If you believe that great scientists are most creative when they’re young, you are missing part of the story.
A new study of winners of the Nobel Prize in economics finds that there are two different life cycles of creativity, one that hits some people early in their career and another that more often strikes later in life.
In this study, the early peak was found for laureates in their mid-20s and the later peak for those in their mid-50s.
The research supports previous work by the authors that found similar patterns in the arts and other sciences.
“We believe what we found in this study isn’t limited to economics, but could apply to creativity more generally,” said Bruce Weinberg, lead author of the study and professor of economics at The Ohio State University.
“Many people believe that creativity is exclusively associated with youth, but it really depends on what kind of creativity you’re talking about.”
Weinberg did the study with David Galenson, professor of economics at the University of Chicago. Their study appears in a special issue of the journal De Economist.

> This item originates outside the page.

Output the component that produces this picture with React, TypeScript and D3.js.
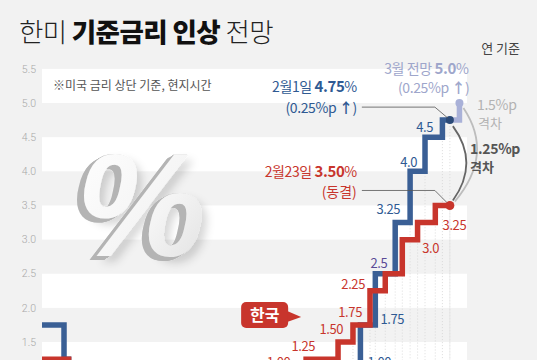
import React from 'react'
import * as d3 from 'd3'

const width = 537
const height = 360

// 기준금리 변경일과 금리 (%), 미국은 상단 기준
const usDates = ['2020-01-01', '2020-03-03', '2020-03-16', '2022-03-17', '2022-05-05', '2022-06-16', '2022-07-28', '2022-09-22', '2022-11-03', '2022-12-15', '2023-02-02', '2023-02-23']
const usRates = [1.75, 1.25, 0.25, 0.5, 1.0, 1.75, 2.5, 3.25, 4.0, 4.5, 4.75, 4.75]
const krDates = ['2020-01-01', '2020-03-16', '2020-05-28', '2021-08-26', '2021-11-25', '2022-01-14', '2022-04-14', '2022-05-26', '2022-07-13', '2022-08-25', '2022-10-12', '2022-11-24', '2023-01-13', '2023-02-23']
const krRates = [1.25, 0.75, 0.5, 0.75, 1.0, 1.25, 1.5, 1.75, 2.25, 2.5, 3.0, 3.25, 3.5, 3.5]
// 3월 전망
const fcDates = ['2023-02-23', '2023-03-22']
const fcRates = [4.75, 5.0]

const yTicks = [1.5, 2.0, 2.5, 3.0, 3.5, 4.0, 4.5, 5.0, 5.5]

// step labels: index into the series + text
const usLabelIdx = [4, 5, 6, 7, 8, 9]
const usLabelText = ['1.00', '1.75', '2.5', '3.25', '4.0', '4.5']
const krLabelIdx = [4, 5, 6, 7, 8, 10, 11]
const krLabelText = ['1.00', '1.25', '1.50', '1.75', '2.25', '3.0', '3.25']

const BLUE = '#3a5f95'
const BLUE_TXT = '#2f5a93'
const RED = '#c8352c'
const LAV = '#a9b1d8'
const KR_FONT = '"Noto Sans CJK KR", "Noto Sans", sans-serif'

const parse = d3.utcParse('%Y-%m-%d')
const toPts = (dates: string[], rates: number[]): [Date, number][] =>
  dates.map((d, i) => [parse(d) as Date, rates[i]])

// label nudges (anchor, dx, dy) relative to the step corner
const usNudge: [string, number, number][] = [
  ['start', 22, -9], ['start', 20, -1], ['end', 12, -6], ['end', 5, -9], ['end', 7, -4], ['end', 8, -5]
]
const krNudge: [string, number, number][] = [
  ['end', 2, -9], ['end', 9, -8], ['end', 5, -8], ['end', 9, -8], ['end', -5, -2], ['start', 20, 13], ['start', 25, 7]
]

export default function App() {
  const x = d3.scaleUtc()
    .domain([parse('2020-01-01') as Date, parse('2023-04-01') as Date])
    .range([42, 463])
  const y = d3.scaleLinear().domain([0, 5.5]).range([444.5, 68.9])

  const us = toPts(usDates, usRates)
  const kr = toPts(krDates, krRates)
  const fc = toPts(fcDates, fcRates)

  const line = d3.line<[Date, number]>()
    .curve(d3.curveStepAfter)
    .x(d => x(d[0]))
    .y(d => y(d[1]))

  const bandX0 = 42
  const bandX1 = 467

  // 현재 시점 점
  const bx = x(us[us.length - 1][0]), by = y(us[us.length - 1][1])
  const rx = x(kr[kr.length - 1][0]), ry = y(kr[kr.length - 1][1])
  const fx = x(fc[1][0]), fy = y(fc[1][1])

  // dotted guides at each rate change since 2022
  const cut = parse('2022-03-01') as Date
  const guides = [...us, ...kr].filter(d => d[0] >= cut)

  // extrusion steps for the big %
  const ext = d3.range(1, 10)

  return (
    <svg width={width} height={height} style={{ position: 'absolute', left: 0, top: 0 }}
      fontFamily={KR_FONT}>
      <defs>
        <linearGradient id="pctFace" x1="0" y1="0" x2="1" y2="1">
          <stop offset="0%" stopColor="#ffffff" />
          <stop offset="60%" stopColor="#f4f4f4" />
          <stop offset="100%" stopColor="#dedede" />
        </linearGradient>
        <filter id="pct3d" x="-20%" y="-20%" width="140%" height="150%">
          {ext.map(i => (
            <feOffset key={i} in="SourceAlpha" dx={-i * 0.8} dy={i * 0.45} result={'o' + i} />
          ))}
          <feMerge result="extAlpha">
            {ext.map(i => <feMergeNode key={i} in={'o' + i} />)}
          </feMerge>
          <feFlood floodColor="#b4b4b4" result="extCol" />
          <feComposite in="extCol" in2="extAlpha" operator="in" result="extrude" />
          <feGaussianBlur in="SourceAlpha" stdDeviation="4" result="blur" />
          <feOffset in="blur" dx="5" dy="6" result="blurOff" />
          <feFlood floodColor="#000" floodOpacity="0.16" result="shCol" />
          <feComposite in="shCol" in2="blurOff" operator="in" result="shadow" />
          <feMerge>
            <feMergeNode in="shadow" />
            <feMergeNode in="extrude" />
            <feMergeNode in="SourceGraphic" />
          </feMerge>
        </filter>
      </defs>
      <rect width={width} height={height} fill="#f2f2f2" />

      {/* bands */}
      {yTicks.filter(t => t % 1 === 0.5).map(t => (
        <rect key={t} x={bandX0} width={bandX1 - bandX0} y={y(t)} height={y(t - 0.5) - y(t)} fill="#ffffff" />
      ))}

      {/* y axis labels */}
      {yTicks.map(t => (
        <text key={t} x={36} y={y(t)} dy="0.35em" textAnchor="end" fontSize={10.5}
          fontFamily="Roboto, 'Noto Sans', sans-serif" fontWeight={300} fill="#a8a8a8">{d3.format('.1f')(t)}</text>
      ))}

      {/* title */}
      <text x={19} y={42} fontSize={26.5} fill="#222" letterSpacing={-0.6}>
        <tspan fontWeight={300}>한미 </tspan>
        <tspan fontWeight={800} fill="#111">기준금리 인상 </tspan>
        <tspan fontWeight={300}>전망</tspan>
      </text>
      <text x={520} y={53} fontSize={13} textAnchor="end" fill="#444">연 기준</text>
      <text x={53} y={90} fontSize={12} fill="#555">※미국 금리 상단 기준, 현지시간</text>

      {/* big % */}
      <text x={141} y={256} fontFamily="'Liberation Sans', Arial, sans-serif" fontWeight={700}
        fontStyle="italic" fontSize={146} textAnchor="middle" fill="url(#pctFace)" filter="url(#pct3d)">%</text>

      {/* dotted guides */}
      {guides.map((d, i) => (
        <line key={i} x1={x(d[0])} x2={x(d[0])} y1={y(d[1]) + 3} y2={height}
          stroke="#d4d4d4" strokeWidth={0.8} strokeDasharray="1 2" />
      ))}

      {/* step lines */}
      <path d={line(fc) || ''} fill="none" stroke={LAV} strokeWidth={5.5} strokeLinejoin="miter" />
      <path d={line(us) || ''} fill="none" stroke={BLUE} strokeWidth={5.5} strokeLinejoin="miter" />
      <path d={line(kr) || ''} fill="none" stroke={RED} strokeWidth={5.5} strokeLinejoin="miter" />

      {/* gap arcs */}
      <path d={`M${fx + 4},${fy + 5} Q${fx + 35},${(fy + ry) / 2} ${rx + 5},${ry - 4}`}
        fill="none" stroke="#bdbdbd" strokeWidth={1.8} />
      <path d={`M${bx + 3},${by + 6} Q${bx + 30},${(by + ry) / 2} ${rx + 3},${ry - 5}`}
        fill="none" stroke="#666" strokeWidth={1.8} />

      {/* dots */}
      <circle cx={fx} cy={fy} r={4} fill={LAV} />
      <circle cx={bx} cy={by} r={4} fill="#2b4a78" />
      <circle cx={rx} cy={ry} r={4.5} fill={RED} />

      {/* step labels */}
      <g fontSize={13} letterSpacing={-0.4}>
        {usLabelIdx.map((idx, i) => (
          <text key={'u' + i} x={x(us[idx][0]) + usNudge[i][1]} y={y(us[idx][1]) + usNudge[i][2]}
            textAnchor={usNudge[i][0]} fill={usLabelText[i] === '2.5' ? '#5b4a96' : BLUE_TXT}>{usLabelText[i]}</text>
        ))}
        {krLabelIdx.map((idx, i) => (
          <text key={'k' + i} x={x(kr[idx][0]) + krNudge[i][1]} y={y(kr[idx][1]) + krNudge[i][2]}
            textAnchor={krNudge[i][0]} fill={RED}>{krLabelText[i]}</text>
        ))}
      </g>

      {/* annotations */}
      <path d={`M${bx - 88},${by - 13} H${bx - 15} L${bx - 2},${by - 2}`} fill="none" stroke="#555" strokeWidth={0.8} />
      <text x={bx - 93} y={by - 28} textAnchor="end" fill={BLUE_TXT} fontSize={14} letterSpacing={-0.4}>
        <tspan>2월1일 </tspan><tspan fontWeight={700} fontSize={15}>4.75</tspan><tspan>%</tspan>
      </text>
      <text x={bx - 93} y={by - 7} textAnchor="end" fill={BLUE_TXT} fontSize={14} letterSpacing={-0.4}>
        (0.25%p <tspan fontWeight={700}>↑</tspan>)
      </text>

      <path d={`M${rx - 88},${ry - 15} H${rx - 15} L${rx - 3},${ry - 3}`} fill="none" stroke="#555" strokeWidth={0.8} />
      <text x={rx - 93} y={ry - 28} textAnchor="end" fill={RED} fontSize={14} letterSpacing={-0.4}>
        <tspan>2월23일 </tspan><tspan fontWeight={700} fontSize={15}>3.50</tspan><tspan>%</tspan>
      </text>
      <text x={rx - 93} y={ry - 8} textAnchor="end" fill={RED} fontSize={14}>(동결)</text>

      <text x={fx + 9} y={fy - 29} textAnchor="end" fill="#9ea6cb" fontSize={14} letterSpacing={-0.4}>
        <tspan>3월 전망 </tspan><tspan fontWeight={700} fontSize={15}>5.0</tspan><tspan>%</tspan>
      </text>
      <text x={fx + 10} y={fy - 10} textAnchor="end" fill="#9ea6cb" fontSize={14} letterSpacing={-0.4}>
        (0.25%p <tspan fontWeight={700}>↑</tspan>)
      </text>

      <text x={477} y={110} fontSize={14} fill="#b3b3b3" letterSpacing={-0.3}>1.5%p</text>
      <text x={478} y={128} fontSize={13} fill="#b3b3b3">격차</text>
      <text x={470} y={154} fontSize={14} fill="#555" fontWeight={700} letterSpacing={-0.3}>1.25%p</text>
      <text x={470} y={172} fontSize={13} fill="#555" fontWeight={700}>격차</text>

      {/* 한국 badge */}
      <g transform={`translate(${x(parse('2021-07-15') as Date)},${y(1.75)})`}>
        <rect x={0} y={-23} width={47} height={26} rx={5} fill={RED} />
        <path d="M46,-14 L60,-8 L46,-3 Z" fill={RED} />
        <text x={23.5} y={-4} textAnchor="middle" fill="#fff" fontSize={16} fontWeight={700}>한국</text>
      </g>
    </svg>
  )
}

In the study, the Nobel Prize winners who did their most groundbreaking work early in their career tended to be “conceptual” innovators.
These type of innovators “think outside the box,” challenging conventional wisdom and tend to come up with new ideas suddenly. Conceptual innovators tend to peak early in their careers, before they become immersed in the already accepted theories of the field, Weinberg said.
But there is another kind of creativity, he said, which is found among “experimental” innovators. These innovators accumulate knowledge through their careers and find groundbreaking ways to analyze, interpret and synthesize that information into new ways of understanding.
The long periods of trial and error required for important experimental innovations make them tend to occur late in a Nobel laureate’s career.
“Whether you hit your creative peak early or late in your career depends on whether you have a conceptual or experimental approach,” Weinberg said.
The researchers took a novel, empirical approach to the study, which involved 31 laureates. They arranged the laureates on a list from the most experimental to most conceptual.
This ranking was based on specific, objective characteristics of the laureates’ single most important work that are indicative of a conceptual or experimental approach.
For example, conceptual economists tend to use assumptions, proofs and equations and have a mathematical appendix or introduction to their papers.
Experimental economists rely on direct inference from facts, so their papers tended to have more references to specific items, such as places, time periods and industries or commodities.
After classifying the laureates, the researchers determined the age at which each laureate made his most important contribution to economics and could be considered at his creative peak.
They did this through a convention of how academics rate the value and influence of a research paper. A paper is more influential in the field when other scientists mention — or cite — the paper in their own work. So the more citations a paper accumulates, the more influential it is.
Weinberg and Galenson used two different methods to calculate at which age the laureates were cited most often and thus were at the height of their creativity.
The two methods found that conceptual laureates peaked at about either 29 or 25 years of age. Experimental laureates peaked when they were roughly twice as old — at about 57 in one method or the mid-50s in the other.
Most other research in this area has studied differences in peak ages of creativity between disciplines, such as physics versus medical sciences. These studies generally find small variations across disciplines, with creativity peaking in the mid-30s to early 40s in most scientific fields.
“These studies attribute differences in creative peaks to the nature of the scientific fields themselves, not to the scientists doing the work,” Weinberg said.
“Our research suggests than when you’re most creative is less a product of the scientific field that you’re in and is more about how you approach the work you do.”
The researchers were supported by grants from the National Science Foundation, the National Institute on Aging, the National Institutes of Health’s Office of Behavioral and Social Sciences Research and the Ewing Marion Kauffman and Alfred P. Sloan foundations.
The special issue of De Economist that includes this study commemorates the first Nobel Prize in economics given in 1969. One of the recipients was the Dutch economist Jan Tinbergen.